Et le dernier sondage de TNS-Sofres ne fait que confirmer cette hypothèse, 26% des Français d’accord avec les idées de J.-M. Le Pen, et 29% de le juger non dangereux pour la démocratie. Mes détracteurs ne manqueront pas de tenter de me persuader que la "droite nationale" n’est ni raciste ni xénophobe, elle veut simplement imposer l’immigration zéro et rendre la France aux Français.

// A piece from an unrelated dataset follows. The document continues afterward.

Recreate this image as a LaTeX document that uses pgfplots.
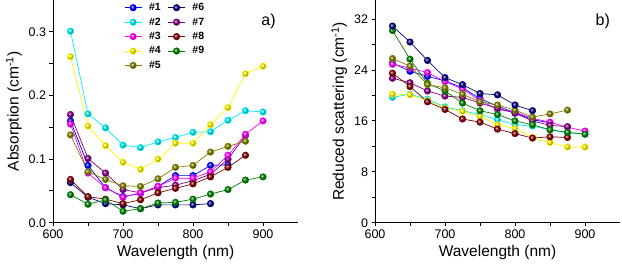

Mais quelle signification à ce sondage, quand on s’aperçoit que des républicains confondus de l’UMP, du PS se mettent désormais aussi à relayer un discours aussi désobligeant, à vomir, devrais-je dire... La société n’est pas en train de se tirer une balle dans le pied, elle est déjà unijambiste. A quand un front commun contre le sectarisme et l’obscurantisme, d’idées qui nous ont tant fait de torts dans le passé ? Les Français ne cèdent-ils pas finalement face à leur frustation et à leur désespoir ? Quelle réponse politique est apportée aujourd’hui ?
Autant de questions dont les réponses semblaient si fermes dans le passé, et qui paraissent se diluer dans cet environnement si putride.
La France, oui, me fait mal. Elle porte communément tort à notre idéal qui avait pourtant fait l’objet de grandes batailles, de grands principes indestructibles. Mais le temps vient à bout de tout, même du monolithe construit dans la roche la plus dure. Des empires se sont effondrés sur eux-mêmes, le tour est-il venu pour les démocraties de creuser leur tombe ? Système philosophique, politique, qui devait être à même d’amener les conditions optimales du vivre-ensemble, il n’a été le théâtre que d’amertumes ravalés et de slogans ambigus. Oui, l’universalisme révolutionnaire est mort, certitude embaumée qui est à la bannière de cette décadence des mots.